+++ DATA LINES +++

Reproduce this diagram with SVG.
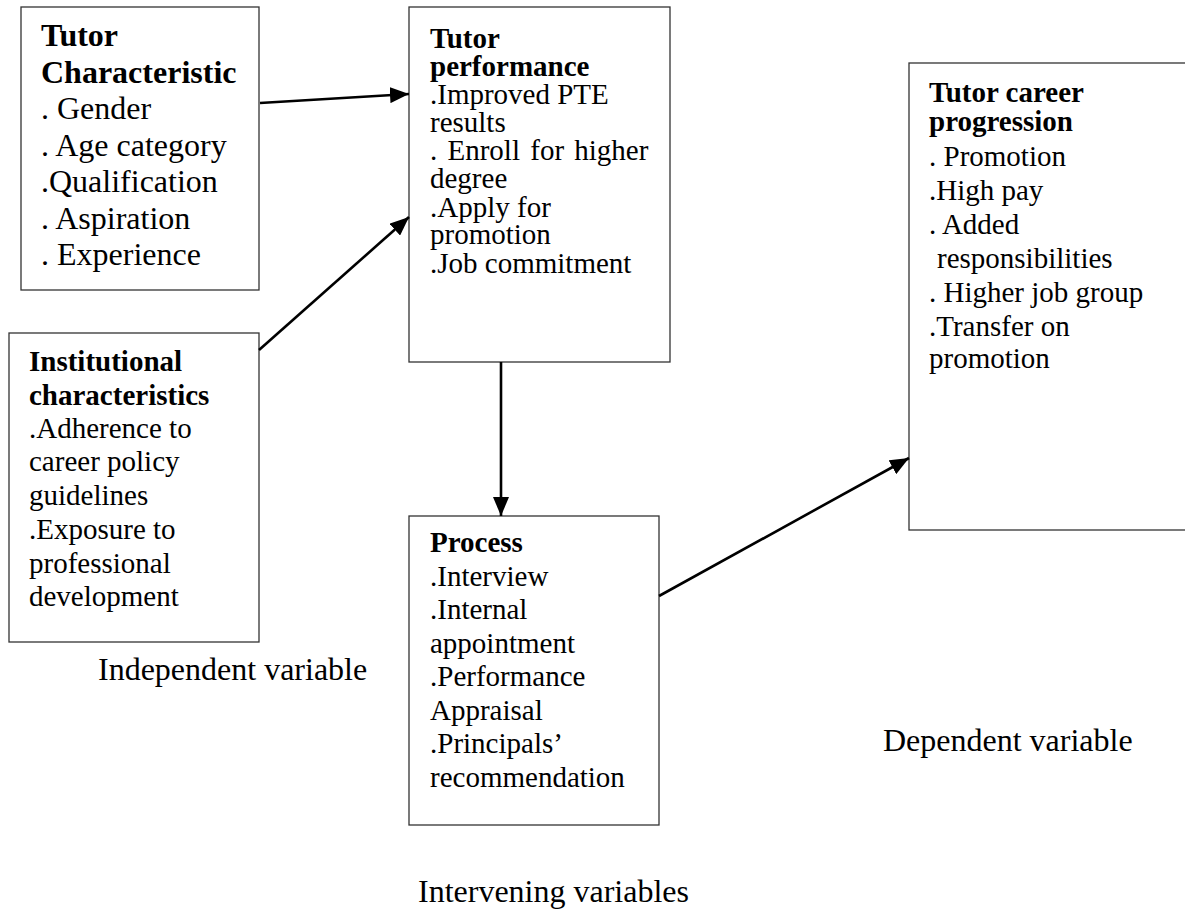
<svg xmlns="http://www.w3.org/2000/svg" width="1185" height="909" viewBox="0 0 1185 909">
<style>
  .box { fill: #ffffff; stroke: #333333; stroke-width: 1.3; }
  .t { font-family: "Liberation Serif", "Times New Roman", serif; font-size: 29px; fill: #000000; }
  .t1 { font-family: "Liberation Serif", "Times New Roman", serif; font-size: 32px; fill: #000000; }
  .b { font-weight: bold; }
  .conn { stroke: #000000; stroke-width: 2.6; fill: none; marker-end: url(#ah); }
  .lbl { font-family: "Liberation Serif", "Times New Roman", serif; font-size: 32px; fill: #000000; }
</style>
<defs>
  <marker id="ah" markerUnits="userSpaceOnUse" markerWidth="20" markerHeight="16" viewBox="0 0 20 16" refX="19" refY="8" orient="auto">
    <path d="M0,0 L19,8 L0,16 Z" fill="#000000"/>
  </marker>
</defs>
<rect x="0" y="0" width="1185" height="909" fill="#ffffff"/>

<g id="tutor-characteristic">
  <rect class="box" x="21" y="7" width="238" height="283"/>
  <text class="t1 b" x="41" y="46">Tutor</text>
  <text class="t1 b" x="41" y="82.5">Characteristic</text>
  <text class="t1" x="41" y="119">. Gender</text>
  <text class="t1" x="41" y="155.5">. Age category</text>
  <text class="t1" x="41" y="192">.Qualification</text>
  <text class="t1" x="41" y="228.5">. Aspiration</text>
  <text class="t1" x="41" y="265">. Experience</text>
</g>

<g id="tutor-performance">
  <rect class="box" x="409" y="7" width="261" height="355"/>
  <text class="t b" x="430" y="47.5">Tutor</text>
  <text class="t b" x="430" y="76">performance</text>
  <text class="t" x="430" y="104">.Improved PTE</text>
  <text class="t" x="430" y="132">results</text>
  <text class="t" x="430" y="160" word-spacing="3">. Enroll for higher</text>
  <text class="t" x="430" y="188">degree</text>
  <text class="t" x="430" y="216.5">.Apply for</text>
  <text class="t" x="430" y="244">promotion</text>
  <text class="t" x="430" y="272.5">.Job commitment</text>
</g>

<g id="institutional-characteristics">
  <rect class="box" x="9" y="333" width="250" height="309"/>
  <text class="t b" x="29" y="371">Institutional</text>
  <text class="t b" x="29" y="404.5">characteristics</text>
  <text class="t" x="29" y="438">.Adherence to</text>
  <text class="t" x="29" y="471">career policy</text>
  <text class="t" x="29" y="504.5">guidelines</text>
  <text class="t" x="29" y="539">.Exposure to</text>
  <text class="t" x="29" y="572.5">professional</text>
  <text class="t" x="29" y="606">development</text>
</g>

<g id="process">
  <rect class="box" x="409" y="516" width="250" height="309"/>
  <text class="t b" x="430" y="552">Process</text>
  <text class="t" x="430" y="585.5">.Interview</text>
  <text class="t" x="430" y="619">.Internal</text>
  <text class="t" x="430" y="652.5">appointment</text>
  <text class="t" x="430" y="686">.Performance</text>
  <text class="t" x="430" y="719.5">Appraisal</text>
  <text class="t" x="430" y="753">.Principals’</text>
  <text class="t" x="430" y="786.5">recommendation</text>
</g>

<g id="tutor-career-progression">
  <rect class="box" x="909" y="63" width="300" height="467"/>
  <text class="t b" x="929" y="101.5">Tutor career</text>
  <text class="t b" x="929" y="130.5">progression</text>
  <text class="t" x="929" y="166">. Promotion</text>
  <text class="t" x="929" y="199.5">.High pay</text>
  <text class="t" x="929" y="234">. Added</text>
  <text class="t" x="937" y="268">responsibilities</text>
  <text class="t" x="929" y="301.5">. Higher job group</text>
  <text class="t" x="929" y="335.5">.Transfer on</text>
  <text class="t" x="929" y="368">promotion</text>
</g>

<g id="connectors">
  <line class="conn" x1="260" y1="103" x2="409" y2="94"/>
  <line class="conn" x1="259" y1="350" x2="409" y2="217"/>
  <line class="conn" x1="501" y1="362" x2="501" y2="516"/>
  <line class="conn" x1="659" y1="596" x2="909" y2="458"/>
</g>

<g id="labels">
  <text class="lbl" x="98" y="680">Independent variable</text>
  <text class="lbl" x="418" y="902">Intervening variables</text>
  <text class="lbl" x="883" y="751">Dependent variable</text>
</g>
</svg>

+++

▶ _INSTRUCTION_
Skip every picture and transcribe the data above exactly.

▶ _ANSWER FOR THE TASK_
Reproduce this diagram with SVG.
<svg xmlns="http://www.w3.org/2000/svg" width="1185" height="909" viewBox="0 0 1185 909">
<style>
  .box { fill: #ffffff; stroke: #333333; stroke-width: 1.3; }
  .t { font-family: "Liberation Serif", "Times New Roman", serif; font-size: 29px; fill: #000000; }
  .t1 { font-family: "Liberation Serif", "Times New Roman", serif; font-size: 32px; fill: #000000; }
  .b { font-weight: bold; }
  .conn { stroke: #000000; stroke-width: 2.6; fill: none; marker-end: url(#ah); }
  .lbl { font-family: "Liberation Serif", "Times New Roman", serif; font-size: 32px; fill: #000000; }
</style>
<defs>
  <marker id="ah" markerUnits="userSpaceOnUse" markerWidth="20" markerHeight="16" viewBox="0 0 20 16" refX="19" refY="8" orient="auto">
    <path d="M0,0 L19,8 L0,16 Z" fill="#000000"/>
  </marker>
</defs>
<rect x="0" y="0" width="1185" height="909" fill="#ffffff"/>

<g id="tutor-characteristic">
  <rect class="box" x="21" y="7" width="238" height="283"/>
  <text class="t1 b" x="41" y="46">Tutor</text>
  <text class="t1 b" x="41" y="82.5">Characteristic</text>
  <text class="t1" x="41" y="119">. Gender</text>
  <text class="t1" x="41" y="155.5">. Age category</text>
  <text class="t1" x="41" y="192">.Qualification</text>
  <text class="t1" x="41" y="228.5">. Aspiration</text>
  <text class="t1" x="41" y="265">. Experience</text>
</g>

<g id="tutor-performance">
  <rect class="box" x="409" y="7" width="261" height="355"/>
  <text class="t b" x="430" y="47.5">Tutor</text>
  <text class="t b" x="430" y="76">performance</text>
  <text class="t" x="430" y="104">.Improved PTE</text>
  <text class="t" x="430" y="132">results</text>
  <text class="t" x="430" y="160" word-spacing="3">. Enroll for higher</text>
  <text class="t" x="430" y="188">degree</text>
  <text class="t" x="430" y="216.5">.Apply for</text>
  <text class="t" x="430" y="244">promotion</text>
  <text class="t" x="430" y="272.5">.Job commitment</text>
</g>

<g id="institutional-characteristics">
  <rect class="box" x="9" y="333" width="250" height="309"/>
  <text class="t b" x="29" y="371">Institutional</text>
  <text class="t b" x="29" y="404.5">characteristics</text>
  <text class="t" x="29" y="438">.Adherence to</text>
  <text class="t" x="29" y="471">career policy</text>
  <text class="t" x="29" y="504.5">guidelines</text>
  <text class="t" x="29" y="539">.Exposure to</text>
  <text class="t" x="29" y="572.5">professional</text>
  <text class="t" x="29" y="606">development</text>
</g>

<g id="process">
  <rect class="box" x="409" y="516" width="250" height="309"/>
  <text class="t b" x="430" y="552">Process</text>
  <text class="t" x="430" y="585.5">.Interview</text>
  <text class="t" x="430" y="619">.Internal</text>
  <text class="t" x="430" y="652.5">appointment</text>
  <text class="t" x="430" y="686">.Performance</text>
  <text class="t" x="430" y="719.5">Appraisal</text>
  <text class="t" x="430" y="753">.Principals’</text>
  <text class="t" x="430" y="786.5">recommendation</text>
</g>

<g id="tutor-career-progression">
  <rect class="box" x="909" y="63" width="300" height="467"/>
  <text class="t b" x="929" y="101.5">Tutor career</text>
  <text class="t b" x="929" y="130.5">progression</text>
  <text class="t" x="929" y="166">. Promotion</text>
  <text class="t" x="929" y="199.5">.High pay</text>
  <text class="t" x="929" y="234">. Added</text>
  <text class="t" x="937" y="268">responsibilities</text>
  <text class="t" x="929" y="301.5">. Higher job group</text>
  <text class="t" x="929" y="335.5">.Transfer on</text>
  <text class="t" x="929" y="368">promotion</text>
</g>

<g id="connectors">
  <line class="conn" x1="260" y1="103" x2="409" y2="94"/>
  <line class="conn" x1="259" y1="350" x2="409" y2="217"/>
  <line class="conn" x1="501" y1="362" x2="501" y2="516"/>
  <line class="conn" x1="659" y1="596" x2="909" y2="458"/>
</g>

<g id="labels">
  <text class="lbl" x="98" y="680">Independent variable</text>
  <text class="lbl" x="418" y="902">Intervening variables</text>
  <text class="lbl" x="883" y="751">Dependent variable</text>
</g>
</svg>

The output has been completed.